Of course, without the real time shooting schedule, Jenkins must go for the more conventional route of recasting the characters in each act. It can often be a fiendishly difficult task for a director, but Jenkins passes his test with flying colors, putting together a formidable trio of actors to bring Chiron’s development into sharp relief. Young Mr. Hibbert is the Platonic ideal of sympathy and vulnerability, with giant, expressive doe eyes and an extreme distrust for anyone and anything. We meet him hiding from bullies in a crack den, and he strikes an eminently pitiable figure, thus establishing the rush of sympathy that comes from everyone in his life letting him down. Ashton Sanders matures Chiron into a young man, the world having squeezed the spirit from him. He still casts his eyes down when confronted, but a fire lurks beneath, stoked by years of fending for himself, making him more of a caged animal. By the time Trevante Rhodes takes over, he seems entirely alien from the boy he once was, the crushing reality of a life gone sideways settling in, the one male role model he ever had having a clear impact on his final form. But the beauty of Moonlight lies in the way that the vulnerability, sexual confusion and conflict of life itself still rears its head even as Black tries to shut it all out. He may not want to admit it, but he’s still the Little who got swimming lessons from an otherwise ruthless drug dealer and the Chiron who trusted his friends more than his mother.

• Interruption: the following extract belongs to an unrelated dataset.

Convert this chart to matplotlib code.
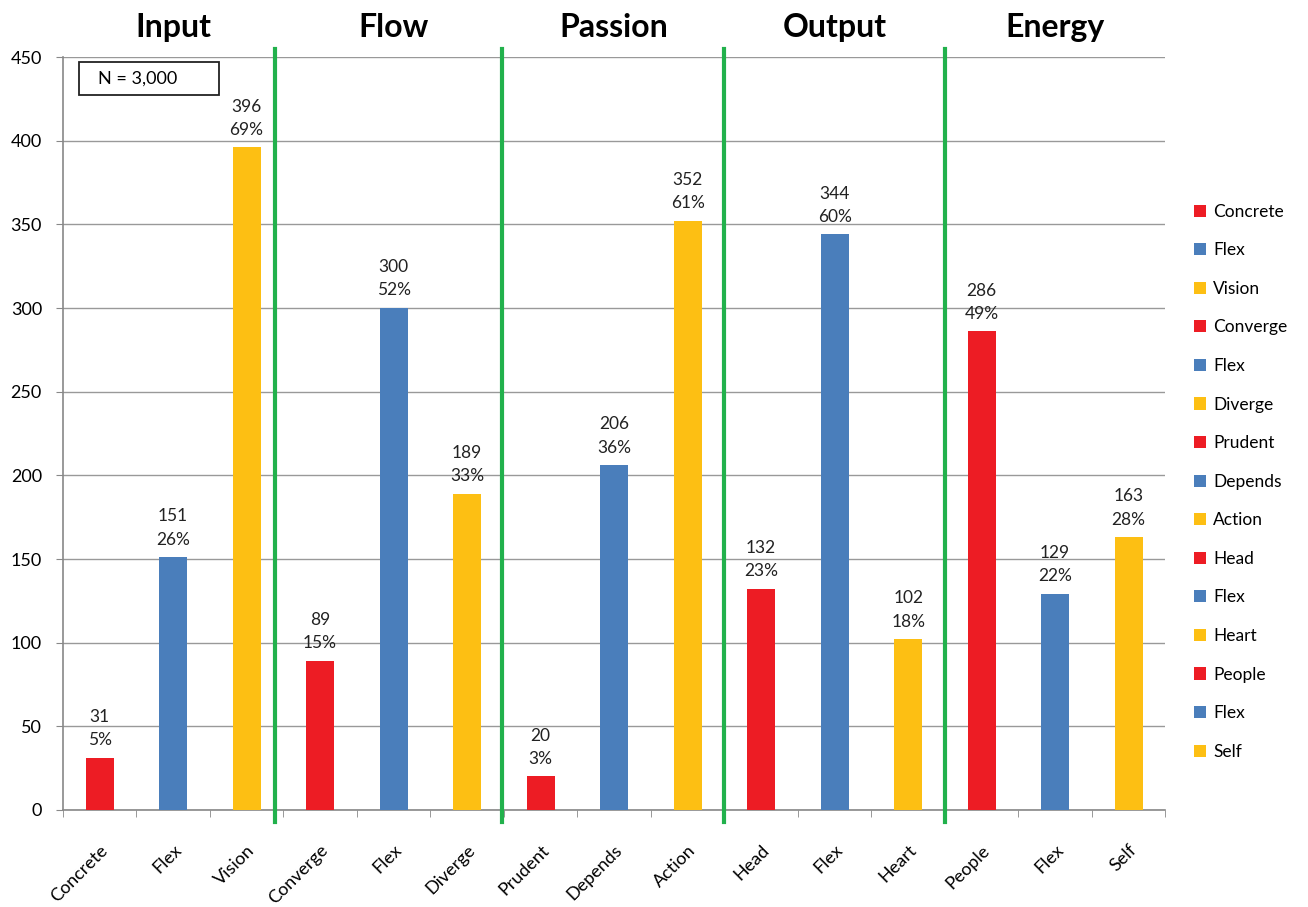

Each side of the triangle is equally weighted in importance to who this man was and is, even if he doesn’t really know the answers himself, and each performance is remarkable in its depth of character and feeling.
There is an overwhelming tenderness to Moonlight, an approach that makes watching what he becomes even more tragic. The film often feels improvised in its love for small moments and trivial conversations that reveal the truth at the heart of these characters. It brims over with vitality and verisimilitude, putting a real face to the struggles of disadvantaged black youths in the modern day, where prison is an inevitability and what really matters is how you emerge on the other side. Jenkins reinforces the strength in his narrative and assembled cast with eye-catching camera work that evolves alongside its characters and an effective, understated score from Nicholas Britell. Most importantly, Moonlight just works. There is not a single aspect of the production, not a single moment of the narrative, not a single performance out of step. It is rare that a film feels as unified, as naturally confident of itself, as this one does, and rarer still for it to be so satisfying on an intellectual and emotional level. Moonlight is the exact sort of film Roger Ebert had in mind when he described movies as empathy generating machines. It’s a shame Roger couldn’t have been here to see this one. He would have loved it.